Sur le terrain, Prabowo fait du zèle dans l’organisation de commandos de la mort et se taille rapidement la réputation de commandant le plus impitoyable de l’armée. En 2001, à un journaliste qui l’interrogeait au sujet du massacre de Santa Cruz, en 1991, pendant l’occupation indonésienne du Timor, le général aurait rétorqué qu’il s’agissait là d’un acte "stupide par excellence". Non pas en référence au meurtre de 271 civils innocents, mais parce que c’était "imbécile de les avoir massacrés dans une capitale régionale, devant la presse mondiale"…
Prabowo Subianto est un pur produit de l’establishement. © Olivia Rondonuwu / AFP
Discours dur aux relans de nationalisme
On l’aura compris : Prabowo, soutenu par les élites traditionnelles, politiques et économiques, est un dur, dont le discours aux relents de nationalisme rassure de nombreux Indonésiens partisans d’une nation forte. Surtout face à ce Jokowi jugé gentil mais faible, et dont les opposants se plaisent à souligner le bilan mitigé à la tête de Jakarta. Jokowi a certes réussi à faire passer plusieurs mesures phares, comme la carte d’assurance santé universelle pour ses administrés ou la scolarité gratuite pour les enfants défavorisés, mais ses détracteurs soulignent ses erreurs et son incapacité à trouver une solution aux vrais problèmes de la capitale, qu’il s’agisse des marchands ambulants ou des transports. "Si Jokowi n’a pas été capable de gérer Jakarta [9 millions d’habitants] comme il a géré Solo [520 000 habitants], comment fera-t-il pour gérer un pays tout entier ?" demandent ses contempteurs.

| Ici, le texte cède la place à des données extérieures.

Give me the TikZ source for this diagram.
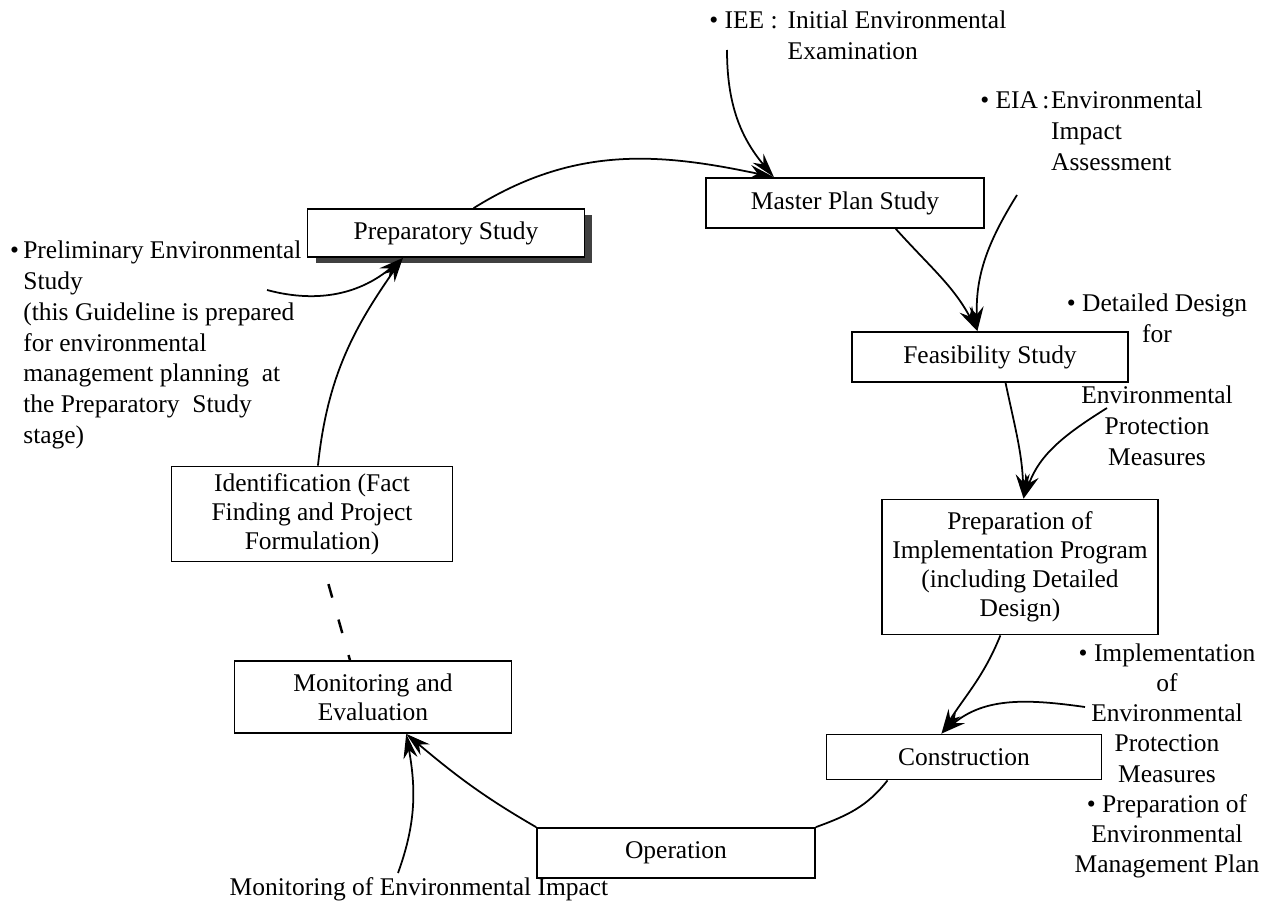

Et incontestablement, les défis que devra affronter le futur président pour maintenir la croissance de la première économie d’Asie du Sud-Est sont de taille : réduction des subventions pour l’essence (évaluées à 20 % du budget de l’État), augmentation de l’aide aux millions de pauvres, rénovation des infrastructures vieillissantes… Pour Kompas, le grand quotidien national, l’issue du scrutin ne fait cependant aucun doute car ce sont les jeunes – un tiers des électeurs votent pour la première fois – qui feront la différence. Pour eux, il s’agit de se débarrasser une fois pour toutes du spectre de la dictature. Et à en croire les internautes indonésiens, le choix est vite fait : masa lalu atau masa depan. "Le passé ou l’avenir."